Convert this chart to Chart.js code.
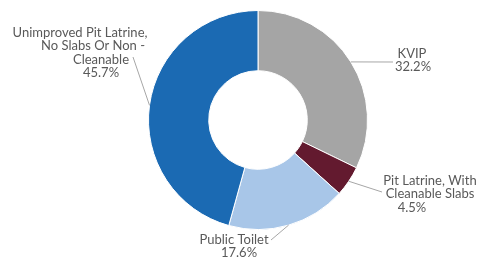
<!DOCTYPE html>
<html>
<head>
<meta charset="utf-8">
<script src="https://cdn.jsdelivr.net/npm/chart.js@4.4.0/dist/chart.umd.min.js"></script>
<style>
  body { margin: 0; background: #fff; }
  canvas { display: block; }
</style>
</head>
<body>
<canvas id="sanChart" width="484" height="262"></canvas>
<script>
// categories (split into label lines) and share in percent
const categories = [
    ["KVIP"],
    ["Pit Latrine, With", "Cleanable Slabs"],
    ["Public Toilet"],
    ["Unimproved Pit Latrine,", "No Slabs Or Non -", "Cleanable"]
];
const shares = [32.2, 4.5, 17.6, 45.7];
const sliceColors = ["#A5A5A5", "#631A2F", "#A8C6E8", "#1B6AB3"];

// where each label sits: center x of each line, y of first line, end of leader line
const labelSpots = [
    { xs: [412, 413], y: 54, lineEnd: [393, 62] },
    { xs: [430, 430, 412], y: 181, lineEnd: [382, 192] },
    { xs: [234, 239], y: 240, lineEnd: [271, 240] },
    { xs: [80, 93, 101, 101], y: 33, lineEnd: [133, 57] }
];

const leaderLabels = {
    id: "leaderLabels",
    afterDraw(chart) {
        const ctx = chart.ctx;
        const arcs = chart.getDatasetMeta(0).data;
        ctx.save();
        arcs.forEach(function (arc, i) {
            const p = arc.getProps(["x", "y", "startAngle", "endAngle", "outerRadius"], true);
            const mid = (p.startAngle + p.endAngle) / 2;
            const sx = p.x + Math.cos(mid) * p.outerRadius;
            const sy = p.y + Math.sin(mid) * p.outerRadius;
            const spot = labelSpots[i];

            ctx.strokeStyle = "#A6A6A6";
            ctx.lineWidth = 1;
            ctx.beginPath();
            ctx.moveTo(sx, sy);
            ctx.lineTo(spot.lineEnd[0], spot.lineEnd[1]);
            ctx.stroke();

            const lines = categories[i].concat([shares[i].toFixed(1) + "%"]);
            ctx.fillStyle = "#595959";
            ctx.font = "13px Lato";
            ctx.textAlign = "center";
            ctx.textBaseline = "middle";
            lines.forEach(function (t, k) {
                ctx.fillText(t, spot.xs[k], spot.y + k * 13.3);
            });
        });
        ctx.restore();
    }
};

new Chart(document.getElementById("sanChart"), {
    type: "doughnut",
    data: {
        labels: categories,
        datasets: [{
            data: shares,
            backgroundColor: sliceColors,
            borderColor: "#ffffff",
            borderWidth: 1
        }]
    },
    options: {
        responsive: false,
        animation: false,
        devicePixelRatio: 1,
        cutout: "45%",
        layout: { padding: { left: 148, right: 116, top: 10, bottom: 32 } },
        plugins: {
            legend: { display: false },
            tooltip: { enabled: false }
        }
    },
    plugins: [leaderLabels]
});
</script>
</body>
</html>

# Task description
Repeat the data above exactly, but not the pictures.

# Complete answer
Convert this chart to Chart.js code.
<!DOCTYPE html>
<html>
<head>
<meta charset="utf-8">
<script src="https://cdn.jsdelivr.net/npm/chart.js@4.4.0/dist/chart.umd.min.js"></script>
<style>
  body { margin: 0; background: #fff; }
  canvas { display: block; }
</style>
</head>
<body>
<canvas id="sanChart" width="484" height="262"></canvas>
<script>
// categories (split into label lines) and share in percent
const categories = [
    ["KVIP"],
    ["Pit Latrine, With", "Cleanable Slabs"],
    ["Public Toilet"],
    ["Unimproved Pit Latrine,", "No Slabs Or Non -", "Cleanable"]
];
const shares = [32.2, 4.5, 17.6, 45.7];
const sliceColors = ["#A5A5A5", "#631A2F", "#A8C6E8", "#1B6AB3"];

// where each label sits: center x of each line, y of first line, end of leader line
const labelSpots = [
    { xs: [412, 413], y: 54, lineEnd: [393, 62] },
    { xs: [430, 430, 412], y: 181, lineEnd: [382, 192] },
    { xs: [234, 239], y: 240, lineEnd: [271, 240] },
    { xs: [80, 93, 101, 101], y: 33, lineEnd: [133, 57] }
];

const leaderLabels = {
    id: "leaderLabels",
    afterDraw(chart) {
        const ctx = chart.ctx;
        const arcs = chart.getDatasetMeta(0).data;
        ctx.save();
        arcs.forEach(function (arc, i) {
            const p = arc.getProps(["x", "y", "startAngle", "endAngle", "outerRadius"], true);
            const mid = (p.startAngle + p.endAngle) / 2;
            const sx = p.x + Math.cos(mid) * p.outerRadius;
            const sy = p.y + Math.sin(mid) * p.outerRadius;
            const spot = labelSpots[i];

            ctx.strokeStyle = "#A6A6A6";
            ctx.lineWidth = 1;
            ctx.beginPath();
            ctx.moveTo(sx, sy);
            ctx.lineTo(spot.lineEnd[0], spot.lineEnd[1]);
            ctx.stroke();

            const lines = categories[i].concat([shares[i].toFixed(1) + "%"]);
            ctx.fillStyle = "#595959";
            ctx.font = "13px Lato";
            ctx.textAlign = "center";
            ctx.textBaseline = "middle";
            lines.forEach(function (t, k) {
                ctx.fillText(t, spot.xs[k], spot.y + k * 13.3);
            });
        });
        ctx.restore();
    }
};

new Chart(document.getElementById("sanChart"), {
    type: "doughnut",
    data: {
        labels: categories,
        datasets: [{
            data: shares,
            backgroundColor: sliceColors,
            borderColor: "#ffffff",
            borderWidth: 1
        }]
    },
    options: {
        responsive: false,
        animation: false,
        devicePixelRatio: 1,
        cutout: "45%",
        layout: { padding: { left: 148, right: 116, top: 10, bottom: 32 } },
        plugins: {
            legend: { display: false },
            tooltip: { enabled: false }
        }
    },
    plugins: [leaderLabels]
});
</script>
</body>
</html>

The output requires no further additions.